Inspirée par l’esthétique provocatrice de Alfred Jarry, cette pièce aux allures de vaudeville joue en réalité avec les tabous et les interdits de la société.
Portée avec fougue et inventivité par les comédiens fidèles du TNP, elle propose un moment de théâtre salutairement sulfureux.
Le jour de ses neuf ans, Victor, qui soupçonne son père d’avoir une relation avec la femme de son meilleur ami, dénonce l’hypocrite comédie qui se joue quotidiennement dans le cercle familial. En brisant le précieux vase de Baccarat, il accomplit un geste prémonitoire. Son père cassera, peu après, un second vase, matérialisant ainsi l’éclatement de son couple. Malgré la mort, qui d’emblée plane sur les personnages, la pièce multiplie les gags burlesques et donne à voir une série de mauvais tours fomentés par Victor. Doté d’une exceptionnelle lucidité, cet enfant de « deux mètres et terriblement intelligent » mène rondement le jeu, pressé de faire jaillir la vérité. Chaque protagoniste devient sa cible. Alors qu’il jubile, sûr de parvenir à ses fins, il est à mille lieues de soupçonner ce qu’il va apprendre. Après avoir réglé ses comptes avec les autres, c’est à présent avec lui-même qu’il doit le faire. La farce vire au drame.
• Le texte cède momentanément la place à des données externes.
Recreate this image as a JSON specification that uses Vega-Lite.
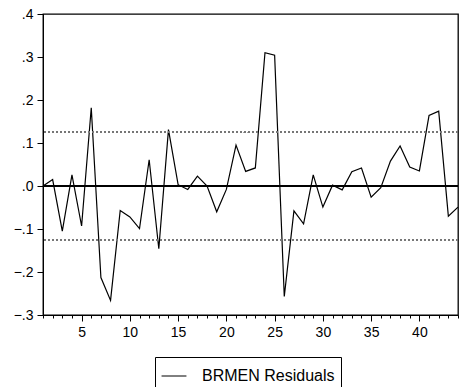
{
  "$schema": "https://vega.github.io/schema/vega-lite/v6.json",
  "width": 415,
  "height": 301,
  "autosize": {"type": "none"},
  "padding": {"left": 43, "top": 14, "right": 4, "bottom": 72},
  "background": "white",
  "config": {
    "font": "Liberation Sans",
    "view": {"stroke": "black", "strokeWidth": 1.3},
    "axis": {"labelFont": "Liberation Sans", "labelFontSize": 14, "labelColor": "black", "tickColor": "black", "domainColor": "black", "grid": false}
  },
  "data": {"values": [
    {"obs": 1, "resid": 0.0},
    {"obs": 2, "resid": 0.015},
    {"obs": 3, "resid": -0.105},
    {"obs": 4, "resid": 0.026},
    {"obs": 5, "resid": -0.093},
    {"obs": 6, "resid": 0.182},
    {"obs": 7, "resid": -0.213},
    {"obs": 8, "resid": -0.266},
    {"obs": 9, "resid": -0.057},
    {"obs": 10, "resid": -0.072},
    {"obs": 11, "resid": -0.099},
    {"obs": 12, "resid": 0.061},
    {"obs": 13, "resid": -0.146},
    {"obs": 14, "resid": 0.131},
    {"obs": 15, "resid": 0.003},
    {"obs": 16, "resid": -0.008},
    {"obs": 17, "resid": 0.023},
    {"obs": 18, "resid": 0.0},
    {"obs": 19, "resid": -0.06},
    {"obs": 20, "resid": -0.008},
    {"obs": 21, "resid": 0.095},
    {"obs": 22, "resid": 0.034},
    {"obs": 23, "resid": 0.042},
    {"obs": 24, "resid": 0.31},
    {"obs": 25, "resid": 0.304},
    {"obs": 26, "resid": -0.257},
    {"obs": 27, "resid": -0.058},
    {"obs": 28, "resid": -0.088},
    {"obs": 29, "resid": 0.026},
    {"obs": 30, "resid": -0.049},
    {"obs": 31, "resid": 0.002},
    {"obs": 32, "resid": -0.009},
    {"obs": 33, "resid": 0.033},
    {"obs": 34, "resid": 0.042},
    {"obs": 35, "resid": -0.026},
    {"obs": 36, "resid": -0.004},
    {"obs": 37, "resid": 0.058},
    {"obs": 38, "resid": 0.093},
    {"obs": 39, "resid": 0.044},
    {"obs": 40, "resid": 0.035},
    {"obs": 41, "resid": 0.164},
    {"obs": 42, "resid": 0.174},
    {"obs": 43, "resid": -0.07},
    {"obs": 44, "resid": -0.049}
  ]},
  "layer": [
    {
      "mark": {"type": "line", "strokeWidth": 1.2},
      "encoding": {
        "x": {
          "field": "obs", "type": "quantitative",
          "scale": {"domain": [1, 44], "nice": false, "zero": false},
          "axis": {
            "title": null,
            "values": [1,2,3,4,5,6,7,8,9,10,11,12,13,14,15,16,17,18,19,20,21,22,23,24,25,26,27,28,29,30,31,32,33,34,35,36,37,38,39,40,41,42,43,44],
            "labelExpr": "datum.value % 5 === 0 ? datum.label : ''",
            "tickSize": {"expr": "datum.value % 5 === 0 ? 6 : 3"},
            "labelPadding": {"expr": "4"},
            "labelOverlap": false,
            "labelFlush": false,
            "domain": true
          }
        },
        "y": {
          "field": "resid", "type": "quantitative",
          "scale": {"domain": [-0.3, 0.4], "nice": false},
          "axis": {
            "title": null,
            "values": [-0.3, -0.2, -0.1, 0, 0.1, 0.2, 0.3, 0.4],
            "labelExpr": "replace(format(datum.value, '.1f'), '0.', '.')",
            "tickSize": 6,
            "labelPadding": 4,
            "labelFlush": false
          }
        },
        "color": {
          "datum": "BRMEN Residuals",
          "scale": {"range": ["black"]},
          "legend": {
            "title": null,
            "orient": "none",
            "legendX": 112,
            "legendY": 343,
            "strokeColor": "black",
            "padding": 6,
            "symbolType": "stroke",
            "symbolSize": 620,
            "symbolStrokeWidth": 1,
            "labelFontSize": 16,
            "labelFont": "Liberation Sans",
            "labelColor": "black",
            "labelOffset": 15,
            "fillColor": "white"
          }
        }
      }
    },
    {
      "mark": {"type": "rule", "strokeDash": [2, 2], "color": "#777777", "strokeWidth": 1},
      "encoding": {"y": {"datum": 0.125, "type": "quantitative"}}
    },
    {
      "mark": {"type": "rule", "strokeDash": [2, 2], "color": "#777777", "strokeWidth": 1},
      "encoding": {"y": {"datum": -0.125, "type": "quantitative"}}
    },
    {
      "mark": {"type": "rule", "color": "black", "strokeWidth": 1.6},
      "encoding": {"y": {"datum": 0, "type": "quantitative"}}
    }
  ]
}
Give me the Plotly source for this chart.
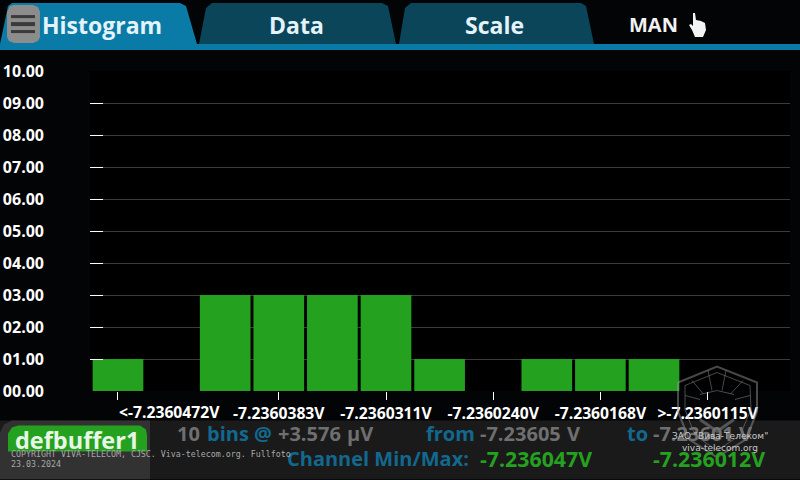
#!/usr/bin/env python3
"""Instrument histogram screen rebuilt with Plotly."""

import plotly.graph_objects as go

W, H = 800, 480
LEFT, RIGHT, TOP, BOTTOM = 90, 790, 71, 391.5

BINS = list(range(12))
COUNTS = [1, 0, 3, 3, 3, 3, 1, 0, 1, 1, 1, 0]
Y_TICKS = [0, 1, 2, 3, 4, 5, 6, 7, 8, 9, 10]
Y_LABELS = ["00.00", "01.00", "02.00", "03.00", "04.00", "05.00",
            "06.00", "07.00", "08.00", "09.00", "10.00"]
X_TICKS = [0, 3, 5, 7, 9, 11]
X_LABELS = ["", "-7.2360383V", "-7.2360311V", "-7.2360240V", "-7.2360168V", ">-7.2360115V"]
FIRST_LABEL = "<-7.2360472V"

BG = "#020406"
BAND = "#0a7ba6"
TAB = "#0b4559"
GREEN = "#25a120"
BLUE = "#12688f"
GREY = "#6f6f6f"
WATERMARK = "rgba(150,150,150,0.48)"
FONT = "Open Sans"


def px(x):
    return (x - LEFT) / (RIGHT - LEFT)


def py(y):
    return (BOTTOM - y) / (BOTTOM - TOP)


def path(points, close=True):
    parts = [f"{'M' if i == 0 else 'L'} {px(x):.5f} {py(y):.5f}" for i, (x, y) in enumerate(points)]
    return " ".join(parts) + (" Z" if close else "")


def poly(points, fill, layer="above"):
    return dict(type="path", xref="paper", yref="paper", path=path(points), fillcolor=fill,
                line=dict(color=fill, width=0), layer=layer)


def stroke(points, color, width, layer="above"):
    return dict(type="path", xref="paper", yref="paper", path=path(points, close=False),
                line=dict(color=color, width=width), layer=layer)


def rect(x0, y0, x1, y1, fill, layer="above"):
    return dict(type="rect", xref="paper", yref="paper", x0=px(x0), x1=px(x1), y0=py(y0), y1=py(y1),
                fillcolor=fill, line=dict(width=0), layer=layer)


def label(x, y, text, size, color, anchor="center", bold=True, family=FONT):
    txt = f"<b>{text}</b>" if bold else text
    return dict(xref="paper", yref="paper", x=px(x), y=py(y), text=txt, showarrow=False,
                xanchor=anchor, yanchor="middle", borderpad=0,
                font=dict(size=size, color=color, family=family))


fig = go.Figure(go.Bar(x=BINS, y=COUNTS, marker=dict(color=GREEN, line=dict(width=0)), width=0.945))

shapes = [
    # header
    rect(0, 44, 800, 50, BAND),
    poly([(0, 44), (3, 30), (8, 6), (12, 3), (180, 3), (186, 6), (197, 44)], BAND),
    poly([(199, 44), (206, 8), (212, 3), (382, 3), (388, 6), (396, 44)], TAB),
    poly([(399, 44), (405, 8), (411, 3), (581, 3), (586, 6), (594, 44)], TAB),
    # footer
    rect(0, 421, 800, 480, "#1a1a1a"),
    poly([(0, 480), (0, 433), (4, 425), (12, 421), (150, 421), (150, 480)], "#323232"),
    poly([(8, 452), (8, 434), (12, 428), (18, 426), (140, 426), (146, 430), (147, 436),
          (147, 452)], GREEN),
    # menu button
    poly([(7, 12), (10, 6), (14, 5), (33, 5), (38, 7), (40, 12), (40, 37), (38, 41), (33, 43),
          (14, 43), (9, 41), (7, 37)], "#8c8c8c"),
    rect(11, 15, 35, 18, "#3a3a3a"),
    rect(11, 22, 35, 26, "#3a3a3a"),
    rect(11, 30, 35, 33, "#3a3a3a"),
    # hand cursor
    poly([(693, 13), (695, 13), (696, 20), (701, 21), (705, 23), (706, 30), (703, 37), (695, 37),
          (692, 30), (689, 25), (691, 24), (693, 26)], "#f4f4f4"),
    # watermark shield
    stroke([(678, 383), (717, 367), (757, 383), (757, 412), (746, 440), (717, 458), (689, 440), (678, 412), (678, 383)],
           WATERMARK, 2),
    stroke([(685, 386), (717, 373), (750, 386), (751, 410), (740, 436), (717, 451), (695, 436), (685, 410), (685, 386)],
           WATERMARK, 1),
    stroke([(700, 395), (717, 391), (734, 395)], WATERMARK, 1),
    stroke([(708, 371), (712, 391)], WATERMARK, 1),
    stroke([(726, 371), (722, 391)], WATERMARK, 1),
    stroke([(692, 381), (703, 394)], WATERMARK, 1),
    stroke([(743, 381), (731, 394)], WATERMARK, 1),
    stroke([(685, 396), (700, 400)], WATERMARK, 1),
    stroke([(750, 396), (735, 400)], WATERMARK, 1),
    stroke([(700, 420), (717, 432), (734, 420)], WATERMARK, 3),
]

annotations = [
    label(102, 25, "Histogram", 23, "#e4f3fa"),
    label(296, 25, "Data", 23, "#e4f3fa"),
    label(494, 25, "Scale", 23, "#e4f3fa"),
    label(653, 24, "MAN", 20, "#f2f2f2"),
    dict(xref="x", yref="paper", x=0, y=py(413), text=f"<b>{FIRST_LABEL}</b>", showarrow=False,
         xanchor="left", yanchor="middle", borderpad=0, font=dict(size=15.7, color="#ffffff", family=FONT)),
    label(77, 441, "defbuffer1", 23.5, "#e8f6e6"),
    label(176, 434, "10", 20, GREY, "left"),
    label(206, 434, "bins @", 20, BLUE, "left"),
    label(277, 434, "+3.576", 20, GREY, "left"),
    label(346, 434, "µV", 20, GREY, "left"),
    label(425, 434, "from", 20, BLUE, "left"),
    label(479, 434, "-7.23605", 20, GREY, "left"),
    label(566, 434, "V", 20, GREY, "left"),
    label(626, 434, "to", 20, BLUE, "left"),
    label(652, 434, "-7.23601", 20, GREY, "left"),
    label(738, 434, "V", 20, GREY, "left"),
    label(286, 459, "Channel Min/Max:", 20, BLUE, "left"),
    label(479, 459, "-7.236047V", 21.3, GREEN, "left"),
    label(652, 459, "-7.236012V", 21.3, GREEN, "left"),
    label(10, 455, "COPYRIGHT VIVA-TELECOM, CJSC. Viva-telecom.org. Fullfoto", 8.3, "#a8a8a8", "left", False, "DejaVu Sans Mono"),
    label(10, 465, "23.03.2024", 8.3, "#a8a8a8", "left", False, "DejaVu Sans Mono"),
    label(719.5, 437, "ЗАО \"Вива-Телеком\"", 9, "#c8c8c8", "center", False, "DejaVu Sans"),
    label(719.5, 449, "viva-telecom.org", 9, "#c8c8c8", "center", False, "DejaVu Sans"),
]

fig.update_layout(
    width=W, height=H, autosize=False,
    margin=dict(l=LEFT, r=W - RIGHT, t=TOP, b=H - BOTTOM, pad=0),
    paper_bgcolor=BG, plot_bgcolor="#000000",
    showlegend=False, shapes=shapes, annotations=annotations,
    font=dict(family=FONT, color="#ffffff"),
)
fig.update_xaxes(
    range=[-0.522, 12.537], tickmode="array", tickvals=X_TICKS, ticktext=[f"<b>{t}</b>" if t else "" for t in X_LABELS],
    ticks="outside", ticklen=8, tickcolor="#ffffff", tickwidth=1, showgrid=False, zeroline=False,
    tickfont=dict(size=15.7, color="#ffffff", family=FONT), showline=False, automargin=False,
)
fig.update_yaxes(
    range=[0, 10], tickmode="array", tickvals=Y_TICKS, ticktext=[f"<b>{t}</b>" for t in Y_LABELS],
    ticks="inside", ticklen=13, tickcolor="#ffffff", tickwidth=1, showgrid=True, gridcolor="#3c3c3c",
    gridwidth=1, zeroline=False, showline=False, ticklabelstandoff=45, automargin=False,
    tickfont=dict(size=16, color="#ffffff", family=FONT),
)

# page default margin would push the 800x480 figure off the window
fig.write_html(
    "out.html",
    config={"displayModeBar": False},
    post_script="document.body.style.margin='0';document.body.style.background='#020406';document.documentElement.style.overflow='hidden';",
)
Totalement déstabilisé par sa découverte, ce n’est ni dans l’exaspérante passivité d’une mère, ni dans l’irresponsabilité d’un père absent qu’il peut espérer trouver un appui. Le dénouement sanglant, annonce, avant l’heure, ce « théâtre de la cruauté » cher à Artaud qui en fut le premier metteur en scène. Pour lui, cette pièce fait preuve « d’un esprit d’anarchie profonde, base de toute poésie ».